** Do this **
Copy the records below exactly, starting at the line that contains "Convert this chart to matplotlib code." and ending at the line that contains "plt.rcParams['font.family'] = ['Roboto"; leave out any pictures.

========

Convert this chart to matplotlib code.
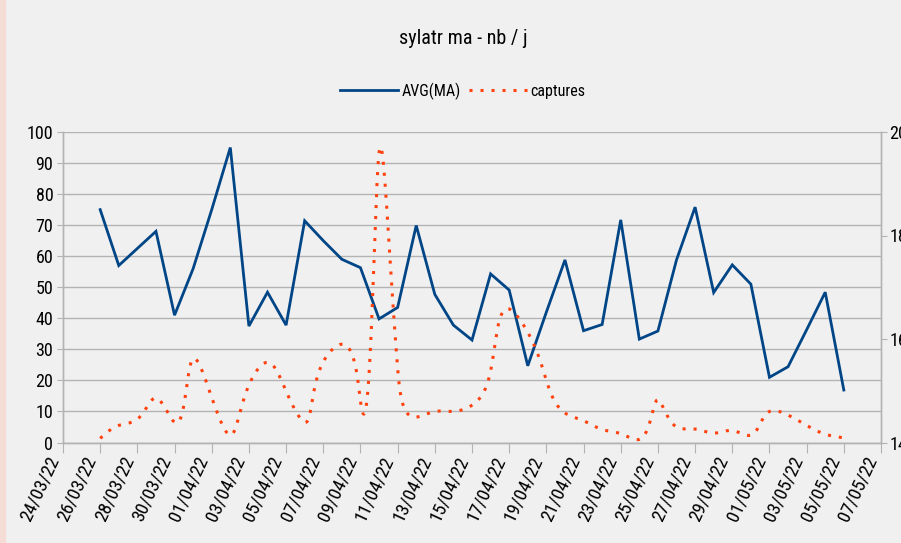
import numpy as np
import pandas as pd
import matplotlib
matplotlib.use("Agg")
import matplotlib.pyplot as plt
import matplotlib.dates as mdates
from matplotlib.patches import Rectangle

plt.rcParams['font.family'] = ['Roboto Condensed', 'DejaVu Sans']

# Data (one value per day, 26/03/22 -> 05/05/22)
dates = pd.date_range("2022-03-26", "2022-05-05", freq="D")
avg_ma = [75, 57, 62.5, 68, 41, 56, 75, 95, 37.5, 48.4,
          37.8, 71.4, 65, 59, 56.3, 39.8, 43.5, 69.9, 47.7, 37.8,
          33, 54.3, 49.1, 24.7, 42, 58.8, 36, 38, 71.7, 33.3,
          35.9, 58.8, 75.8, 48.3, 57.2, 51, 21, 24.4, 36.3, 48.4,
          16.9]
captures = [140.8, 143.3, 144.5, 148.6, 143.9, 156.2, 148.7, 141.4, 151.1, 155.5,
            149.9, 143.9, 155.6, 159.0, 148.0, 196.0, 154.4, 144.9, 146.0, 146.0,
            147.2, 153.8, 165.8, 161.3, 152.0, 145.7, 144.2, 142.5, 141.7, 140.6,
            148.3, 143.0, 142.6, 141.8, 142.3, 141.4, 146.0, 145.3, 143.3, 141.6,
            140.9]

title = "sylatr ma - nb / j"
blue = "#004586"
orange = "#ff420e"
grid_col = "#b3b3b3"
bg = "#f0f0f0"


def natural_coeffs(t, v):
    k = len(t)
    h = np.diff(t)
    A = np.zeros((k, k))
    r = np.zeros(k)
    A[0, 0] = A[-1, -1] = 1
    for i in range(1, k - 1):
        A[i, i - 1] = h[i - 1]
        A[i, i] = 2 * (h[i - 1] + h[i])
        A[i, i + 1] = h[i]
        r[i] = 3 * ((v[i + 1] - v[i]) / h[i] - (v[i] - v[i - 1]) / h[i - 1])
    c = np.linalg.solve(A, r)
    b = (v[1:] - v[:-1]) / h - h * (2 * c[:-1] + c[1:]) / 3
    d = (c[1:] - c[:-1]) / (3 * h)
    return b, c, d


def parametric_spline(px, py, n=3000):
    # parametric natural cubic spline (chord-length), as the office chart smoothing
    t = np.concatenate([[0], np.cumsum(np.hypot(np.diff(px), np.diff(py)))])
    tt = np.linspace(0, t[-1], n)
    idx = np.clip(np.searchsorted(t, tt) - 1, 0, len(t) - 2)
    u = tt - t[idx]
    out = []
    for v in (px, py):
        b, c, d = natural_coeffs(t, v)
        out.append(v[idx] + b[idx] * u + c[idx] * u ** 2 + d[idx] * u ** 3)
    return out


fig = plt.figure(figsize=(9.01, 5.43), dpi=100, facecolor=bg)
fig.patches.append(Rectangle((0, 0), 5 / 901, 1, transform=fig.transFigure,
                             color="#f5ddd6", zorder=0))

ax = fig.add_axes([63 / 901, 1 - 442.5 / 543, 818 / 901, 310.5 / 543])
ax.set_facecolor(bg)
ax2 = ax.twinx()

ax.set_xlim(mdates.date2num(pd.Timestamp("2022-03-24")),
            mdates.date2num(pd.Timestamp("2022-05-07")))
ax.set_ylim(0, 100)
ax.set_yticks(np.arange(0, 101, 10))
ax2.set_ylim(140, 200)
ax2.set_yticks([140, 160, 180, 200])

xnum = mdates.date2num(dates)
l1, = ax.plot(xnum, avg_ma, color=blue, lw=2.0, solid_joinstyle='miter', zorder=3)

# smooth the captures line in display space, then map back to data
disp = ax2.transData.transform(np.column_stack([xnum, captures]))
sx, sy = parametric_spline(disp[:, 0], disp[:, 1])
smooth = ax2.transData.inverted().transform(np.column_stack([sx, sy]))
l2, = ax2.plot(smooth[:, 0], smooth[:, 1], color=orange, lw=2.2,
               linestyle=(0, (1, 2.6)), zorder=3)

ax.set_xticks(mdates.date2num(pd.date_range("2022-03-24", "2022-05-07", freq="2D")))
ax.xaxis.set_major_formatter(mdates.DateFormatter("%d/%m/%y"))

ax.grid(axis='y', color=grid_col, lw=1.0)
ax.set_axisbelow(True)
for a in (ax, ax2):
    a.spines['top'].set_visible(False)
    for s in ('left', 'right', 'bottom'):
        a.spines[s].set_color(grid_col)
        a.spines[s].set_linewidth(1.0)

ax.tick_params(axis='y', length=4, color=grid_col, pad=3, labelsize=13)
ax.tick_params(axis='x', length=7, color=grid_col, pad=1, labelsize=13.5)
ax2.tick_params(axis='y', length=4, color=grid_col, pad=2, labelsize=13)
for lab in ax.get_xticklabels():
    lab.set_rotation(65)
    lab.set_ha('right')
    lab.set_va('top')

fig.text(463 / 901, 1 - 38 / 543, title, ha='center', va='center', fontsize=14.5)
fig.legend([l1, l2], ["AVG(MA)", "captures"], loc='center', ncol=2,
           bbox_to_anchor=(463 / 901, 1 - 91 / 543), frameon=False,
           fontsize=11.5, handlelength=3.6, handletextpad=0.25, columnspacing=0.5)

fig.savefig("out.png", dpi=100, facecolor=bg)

========

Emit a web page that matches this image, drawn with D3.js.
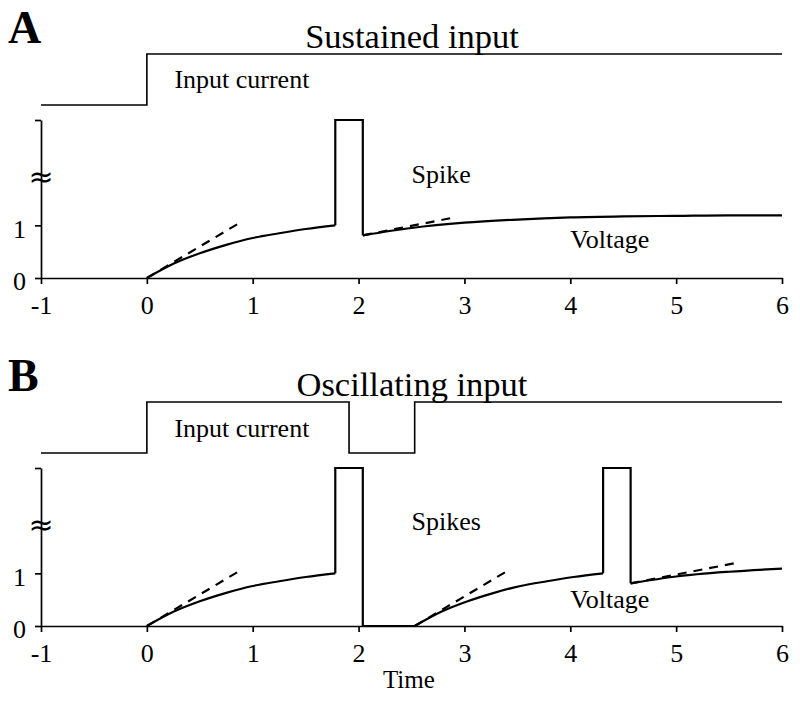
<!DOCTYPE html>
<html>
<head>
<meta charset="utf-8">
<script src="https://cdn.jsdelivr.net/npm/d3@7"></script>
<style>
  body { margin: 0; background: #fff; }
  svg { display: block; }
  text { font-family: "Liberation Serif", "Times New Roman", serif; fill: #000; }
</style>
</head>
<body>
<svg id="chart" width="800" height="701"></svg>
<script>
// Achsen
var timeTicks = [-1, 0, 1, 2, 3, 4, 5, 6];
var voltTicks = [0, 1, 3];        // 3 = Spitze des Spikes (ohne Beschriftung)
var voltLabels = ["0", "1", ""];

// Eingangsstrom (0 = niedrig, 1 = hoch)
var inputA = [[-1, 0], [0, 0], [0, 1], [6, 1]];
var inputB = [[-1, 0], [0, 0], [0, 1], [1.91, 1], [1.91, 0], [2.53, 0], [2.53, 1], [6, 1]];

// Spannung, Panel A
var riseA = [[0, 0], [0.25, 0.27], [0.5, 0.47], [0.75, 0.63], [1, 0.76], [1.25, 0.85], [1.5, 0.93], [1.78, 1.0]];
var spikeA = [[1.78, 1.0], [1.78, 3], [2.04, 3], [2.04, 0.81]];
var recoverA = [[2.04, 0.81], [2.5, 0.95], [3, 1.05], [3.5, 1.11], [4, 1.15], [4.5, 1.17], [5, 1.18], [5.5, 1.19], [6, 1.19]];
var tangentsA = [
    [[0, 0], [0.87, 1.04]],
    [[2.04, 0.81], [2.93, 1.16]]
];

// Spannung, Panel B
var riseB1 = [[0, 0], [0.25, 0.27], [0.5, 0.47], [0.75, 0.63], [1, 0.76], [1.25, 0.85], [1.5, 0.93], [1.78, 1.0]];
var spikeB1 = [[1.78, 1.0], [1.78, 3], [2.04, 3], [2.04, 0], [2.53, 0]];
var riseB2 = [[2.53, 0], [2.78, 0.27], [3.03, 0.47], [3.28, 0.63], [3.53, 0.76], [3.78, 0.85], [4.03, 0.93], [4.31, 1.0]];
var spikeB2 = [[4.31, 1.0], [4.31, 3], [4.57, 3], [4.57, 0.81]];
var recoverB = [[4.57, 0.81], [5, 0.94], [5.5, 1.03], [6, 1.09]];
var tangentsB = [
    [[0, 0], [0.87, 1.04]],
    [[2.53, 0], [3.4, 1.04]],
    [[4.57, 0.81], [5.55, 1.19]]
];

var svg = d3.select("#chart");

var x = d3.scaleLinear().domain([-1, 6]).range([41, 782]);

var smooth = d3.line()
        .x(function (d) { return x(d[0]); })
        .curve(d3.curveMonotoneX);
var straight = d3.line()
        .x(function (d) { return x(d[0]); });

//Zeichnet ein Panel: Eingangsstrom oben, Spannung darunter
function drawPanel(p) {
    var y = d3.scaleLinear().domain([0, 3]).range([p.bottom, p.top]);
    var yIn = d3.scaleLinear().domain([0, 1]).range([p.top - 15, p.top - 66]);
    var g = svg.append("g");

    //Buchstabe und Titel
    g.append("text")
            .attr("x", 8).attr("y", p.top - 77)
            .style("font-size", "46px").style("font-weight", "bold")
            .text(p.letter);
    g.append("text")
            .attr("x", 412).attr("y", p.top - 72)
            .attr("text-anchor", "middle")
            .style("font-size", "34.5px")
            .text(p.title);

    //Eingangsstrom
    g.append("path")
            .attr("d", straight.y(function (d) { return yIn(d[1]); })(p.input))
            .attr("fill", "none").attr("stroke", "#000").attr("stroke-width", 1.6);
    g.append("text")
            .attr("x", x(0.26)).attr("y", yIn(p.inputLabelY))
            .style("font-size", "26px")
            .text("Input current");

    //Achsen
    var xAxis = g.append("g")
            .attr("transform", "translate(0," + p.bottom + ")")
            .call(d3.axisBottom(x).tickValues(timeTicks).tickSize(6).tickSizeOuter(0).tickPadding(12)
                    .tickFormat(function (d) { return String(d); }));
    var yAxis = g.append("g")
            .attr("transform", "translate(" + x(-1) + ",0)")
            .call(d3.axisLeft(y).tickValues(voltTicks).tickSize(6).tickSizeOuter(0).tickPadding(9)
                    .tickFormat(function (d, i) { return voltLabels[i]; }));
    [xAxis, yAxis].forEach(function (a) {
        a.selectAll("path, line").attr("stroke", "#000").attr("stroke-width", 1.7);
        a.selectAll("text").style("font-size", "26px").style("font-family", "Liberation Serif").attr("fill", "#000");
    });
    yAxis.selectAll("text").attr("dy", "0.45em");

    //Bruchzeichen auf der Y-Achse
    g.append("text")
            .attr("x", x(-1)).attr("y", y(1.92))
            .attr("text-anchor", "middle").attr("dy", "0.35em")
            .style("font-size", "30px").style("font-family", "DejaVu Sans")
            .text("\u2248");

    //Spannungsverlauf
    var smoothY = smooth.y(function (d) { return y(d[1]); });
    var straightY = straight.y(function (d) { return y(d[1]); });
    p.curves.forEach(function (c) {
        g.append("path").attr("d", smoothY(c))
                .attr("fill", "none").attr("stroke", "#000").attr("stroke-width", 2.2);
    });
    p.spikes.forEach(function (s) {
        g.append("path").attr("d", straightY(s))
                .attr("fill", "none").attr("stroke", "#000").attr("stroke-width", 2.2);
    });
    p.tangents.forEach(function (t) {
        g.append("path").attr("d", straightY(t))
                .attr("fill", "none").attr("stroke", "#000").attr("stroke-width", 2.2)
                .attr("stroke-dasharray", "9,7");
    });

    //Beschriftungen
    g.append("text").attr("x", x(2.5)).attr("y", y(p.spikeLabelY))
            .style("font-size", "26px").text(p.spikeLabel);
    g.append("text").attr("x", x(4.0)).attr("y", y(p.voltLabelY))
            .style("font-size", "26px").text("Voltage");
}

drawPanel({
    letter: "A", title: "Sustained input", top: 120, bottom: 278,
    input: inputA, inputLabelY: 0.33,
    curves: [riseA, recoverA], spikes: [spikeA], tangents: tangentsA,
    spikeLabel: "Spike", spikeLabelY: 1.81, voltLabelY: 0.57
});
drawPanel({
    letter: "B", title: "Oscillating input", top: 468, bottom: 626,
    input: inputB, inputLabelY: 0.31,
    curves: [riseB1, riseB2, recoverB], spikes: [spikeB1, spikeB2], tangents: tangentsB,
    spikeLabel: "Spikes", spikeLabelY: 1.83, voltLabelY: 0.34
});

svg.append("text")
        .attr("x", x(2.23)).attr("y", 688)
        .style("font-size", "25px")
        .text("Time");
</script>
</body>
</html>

========

** Finished task **
Convert this chart to matplotlib code.
import numpy as np
import pandas as pd
import matplotlib
matplotlib.use("Agg")
import matplotlib.pyplot as plt
import matplotlib.dates as mdates
from matplotlib.patches import Rectangle

plt.rcParams['font.family'] = ['Roboto Condensed', 'DejaVu Sans']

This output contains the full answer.